Even an extra note and it isn’t that symphony where two persons mesmerise their audience with a duet of a different kind. The two have to be in perfect harmony emotionally as well as physically to be able to create something worthwhile — like a world famous tango which can infuse the same kind of enthusiasm normally experienced when people in the Punjab listen to bhangra drumbeats. Or when they witness the Snake Dance; two male cobras confronting each other, dangerous, but a spectacle no less enthralling because of it. So what’s common between all these? Or why even mention them in the same breath? The first few an expression of what is quintessentially beautiful, while the last a battle that could end in death!
It took me a while to wrap my head around the inherent commonality between them; the intensity and focus of the participants, the fact that by their very nature they must be entwined with each other, and the inherent danger in that embrace. Remind you of another relationship? Pakistan and India for example? Can theirs ever be a tango — or is it forever doomed to be the Snake Dance of Death?

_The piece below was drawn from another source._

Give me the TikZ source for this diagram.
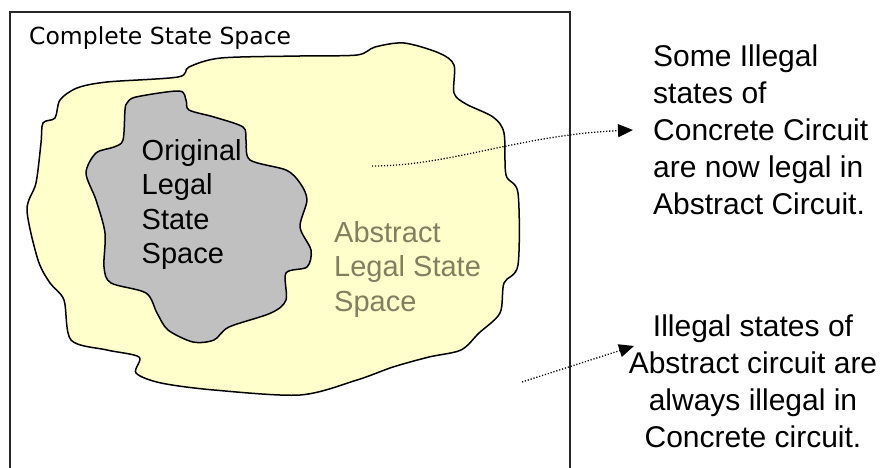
\documentclass[tikz,border=0pt]{standalone}
\usepackage{fontspec}
\setmainfont{Liberation Sans}
\newfontfamily\verdana{DejaVu Sans}
\usetikzlibrary{arrows.meta}

\definecolor{paleyellow}{RGB}{255,255,204}
\definecolor{blobgray}{RGB}{192,192,192}
\definecolor{olivetext}{RGB}{128,128,96}

\begin{document}
\begin{tikzpicture}[x=1pt, y=-1pt,
    blob/.style = {draw, line width=1.5pt, line join=round},
    region/.style = {inner sep=0, align=left, anchor=north west, font=\fontsize{29}{34.5}\selectfont},
    note/.style = {inner sep=0, font=\fontsize{30}{37}\selectfont},
    pointer/.style = {line width=1.3pt, dash pattern=on 1.2pt off 1.8pt, -{Triangle[length=15pt,width=13pt]}}]
        \useasboundingbox (0,0) rectangle (891,468);
        \fill[white] (0,0) rectangle (891,468);

        \draw[line width=1.5pt, black!85] (10,470) -- (10,12) -- (570,12) -- (570,470);

        \draw[blob, fill=paleyellow] plot[smooth cycle, tension=0.5] coordinates {
            (55,118) (60,100) (77,88) (107,82) (178,77) (189,67) (221,58) (300,56)
            (357,55) (375,47) (404,43) (439,53) (454,65) (454,93) (466,104) (493,117)
            (504,133) (506,175) (518,193) (518,265) (504,283) (500,313) (479,333)
            (461,350) (429,357) (393,367) (357,380) (300,395) (214,390) (161,383)
            (136,373) (139,357) (107,350) (71,340) (64,300) (50,283) (38,260)
            (27,210) (36,183) (41,143) (43,123)};
        \draw[blob, fill=blobgray] plot[smooth cycle, tension=0.5] coordinates {
            (127,103) (136,97) (179,91) (186,100) (189,110) (214,117) (243,127)
            (246,140) (250,160) (286,170) (300,183) (307,200) (300,227) (311,250)
            (307,267) (286,273) (286,300) (271,313) (229,327) (214,340) (193,342)
            (168,330) (157,313) (146,293) (111,283) (104,267) (105,233) (96,200)
            (86,173) (96,153) (114,147) (123,140) (125,110)};

        \node[inner sep=0, anchor=base west, font=\verdana\fontsize{23.5}{28}\selectfont] at (29,45) (whole) {Complete State Space};
        \node[region] at (141.5,139) (original) {Original\\Legal\\State\\Space};
        \node[region, text=olivetext] at (334,221) (abstract) {Abstract\\Legal State\\Space};

        \node[note, align=left, anchor=west, inner xsep=20pt] at (633,130) (noteA) {Some Illegal\\states of\\Concrete Circuit\\are now legal in\\Abstract Circuit.};
        \node[note, align=center, anchor=north] at (753,315) (noteB) {Illegal states of\\Abstract circuit are\\always illegal in\\Concrete circuit.};

        \coordinate (srcA) at (372,166);
        \coordinate (srcB) at (522,382);
        \coordinate (tipB) at (634,346);

        \draw[pointer] (srcA) .. controls (450,166) and (520,135) .. (noteA.west);
        \draw[pointer] (srcB) -- (tipB);
\end{tikzpicture}
\end{document}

Peace in the region, is hostage to many factors, but chiefly due to the ever-present hostilities between Pakistan and India. And these are sometimes out in the open, other times festering beneath the thin veneer of what goes for peace. That more than one fifth of the world’s population that constitutes the subcontinent deserves peace, needs it badly, is a given. That wars create more problems than they solve is also a no-brainer. After all, if Europe can move beyond the devastation caused by two Great Wars, a major Cold War, and some other conflicts, and yet learn to co-exist for the benefit of their people, why can’t we? Why are we stuck in geo-strategy that plays out as a state of perpetual hostility? Why can’t we think and work for geo-economics? And what’s the difference between the two? Beginners like me equate the former with confrontation and are at a loss to understand or explain the latter. Does it mean cooperation aimed at economic development? The genuineness or nobility of the concept isn’t even debatable, but where do we see this at work, especially between two unequal economies? And while we are at it, what’s this geo strategy all about? Stripped of semantics, one finds economy pivotal to both, power and influence, to achieve superior economic strength or superior economic power to be able to call the shots. Sounds primitive but a fact of basic human nature; competition, therefore confrontation.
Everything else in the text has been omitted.